There is a feature, called index skip scan that has been in Oracle since version 9i.
When I across this, it seemed like a very clever trick, but not a critical capability.
More recently, I have been advocating DW on SSD in approrpiate situations,
and I am thinking this is now a valuable feature in keeping the number of nonclustered
indexes to a minimum.
Briefly, suppose we have an index with key columns: Col1,
Col2, in that order.
Obviously, a query with a search argument (SARG) on Col1 can use this index,
assuming the data distribution is favorable.
However, a query with the SARG on Col2
but not Col1 cannot use the index in a seek operation.
Now suppose that the cardinality of Col1,
(the number of distinct values of Col1), is relatively low.
The database engine could seek each distinct first value of Col1
and the specified SARG on Col2.
Microsoft SQL Server currently does not have the Oracle Index Skip-Scan feature,
but the capability can be achieved with a work-around.
In this example, the LINEITEM table has a cluster key on columns
but does not have an index leading with L_ORDERKEY.
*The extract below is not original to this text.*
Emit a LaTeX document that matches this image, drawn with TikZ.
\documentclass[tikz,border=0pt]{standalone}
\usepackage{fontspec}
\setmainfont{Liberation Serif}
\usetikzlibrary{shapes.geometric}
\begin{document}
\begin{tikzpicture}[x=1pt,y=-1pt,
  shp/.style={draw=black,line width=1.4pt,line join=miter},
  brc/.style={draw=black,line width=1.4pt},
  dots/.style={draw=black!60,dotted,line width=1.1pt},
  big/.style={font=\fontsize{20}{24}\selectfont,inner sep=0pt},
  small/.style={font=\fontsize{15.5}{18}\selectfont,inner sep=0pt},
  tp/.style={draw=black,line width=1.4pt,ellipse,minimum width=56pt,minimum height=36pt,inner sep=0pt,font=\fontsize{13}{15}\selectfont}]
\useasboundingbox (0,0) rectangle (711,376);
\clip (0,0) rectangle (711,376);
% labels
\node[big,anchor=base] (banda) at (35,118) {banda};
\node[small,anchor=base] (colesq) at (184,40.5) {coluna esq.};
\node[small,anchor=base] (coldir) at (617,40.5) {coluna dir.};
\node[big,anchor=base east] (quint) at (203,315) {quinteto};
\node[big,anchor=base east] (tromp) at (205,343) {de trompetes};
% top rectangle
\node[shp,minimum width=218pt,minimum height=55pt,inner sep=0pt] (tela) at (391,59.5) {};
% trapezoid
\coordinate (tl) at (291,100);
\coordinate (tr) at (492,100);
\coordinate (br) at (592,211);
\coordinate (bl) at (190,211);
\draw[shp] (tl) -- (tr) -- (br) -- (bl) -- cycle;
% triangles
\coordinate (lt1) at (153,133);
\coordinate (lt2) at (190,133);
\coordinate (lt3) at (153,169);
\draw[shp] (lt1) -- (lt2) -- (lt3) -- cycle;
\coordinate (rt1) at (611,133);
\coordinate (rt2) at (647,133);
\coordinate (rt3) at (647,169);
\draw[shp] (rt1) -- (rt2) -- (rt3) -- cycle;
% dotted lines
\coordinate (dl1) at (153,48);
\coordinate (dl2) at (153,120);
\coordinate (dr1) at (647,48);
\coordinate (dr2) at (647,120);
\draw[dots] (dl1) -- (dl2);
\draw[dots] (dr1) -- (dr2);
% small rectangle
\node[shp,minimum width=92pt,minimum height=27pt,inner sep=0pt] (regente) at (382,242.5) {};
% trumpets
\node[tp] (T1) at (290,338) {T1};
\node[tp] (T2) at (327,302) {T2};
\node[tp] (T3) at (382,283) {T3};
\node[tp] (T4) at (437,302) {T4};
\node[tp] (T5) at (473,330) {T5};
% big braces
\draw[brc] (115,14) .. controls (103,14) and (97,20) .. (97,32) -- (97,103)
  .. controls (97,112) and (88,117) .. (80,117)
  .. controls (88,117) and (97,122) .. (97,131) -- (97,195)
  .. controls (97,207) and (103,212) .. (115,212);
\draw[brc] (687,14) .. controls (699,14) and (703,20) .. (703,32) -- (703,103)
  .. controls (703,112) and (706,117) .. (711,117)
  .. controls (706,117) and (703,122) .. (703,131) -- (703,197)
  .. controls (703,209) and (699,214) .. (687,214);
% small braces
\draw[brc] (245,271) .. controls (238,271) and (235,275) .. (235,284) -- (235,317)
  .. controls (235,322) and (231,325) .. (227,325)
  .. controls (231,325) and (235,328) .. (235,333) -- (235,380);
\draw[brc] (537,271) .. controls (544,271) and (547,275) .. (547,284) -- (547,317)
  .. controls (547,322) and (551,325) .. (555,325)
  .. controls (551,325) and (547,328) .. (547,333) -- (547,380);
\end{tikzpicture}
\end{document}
Our query is to find a specific Order Key in the LineItem table.
If there is a table with the distinct date values, DimDate,
we could force a loop join from the DimDate table to LineItem
(even though only columns from LineItem are required)
to get the execution plan below.
The question is now: how effective is this technique?
The most efficient execution plan is of course, to have an index leading with the Order Key column.
But the situation calls for keeping the number of nonclustered indexes to an absolute minimum.
So how does the above execution plan compare with a table scan?
A table scan, in this type of query, such that only few rows meet an easy to evaluare SARG,
might run at about 1GB/s per core.
Note this is far higher than the 200MB/sec cited in the Microsoft Fast Track Data Warehouse
documents. This is because the FTDW baseline is a table scan that aggregates several columns
of every row. And not only that, a Hash Match is also required to group the results.
Basically, a needle in haystack table scan runs much faster than the more complex
aggregate and group scan.
At most, a 1GB table scan might acceptable for a non-parallel execution plan
and even a 50GB table scan could be tolerable on a powerful 32-core system
with an unrestricted parallel execution plan.
A loop join can run somewhere in range of 100,000-200,000 seeks/sec to the inner source.
Realistically, a Data Warehouse with 10 years data has distinct 3652 days (depending on the leap year situation).
A loop join with 3650 rows from the outer source should run some where around 36ms.
Even if the DW had 20 years data, this is still acceptable, on the assumption that
the non-lead column Order Key search is in the minority,
with the plus being one less index on the big table is required.
If the query could be bounded to with a single year or quarter-year,
then we are approaching the efficiency of having the extra nonclustered index.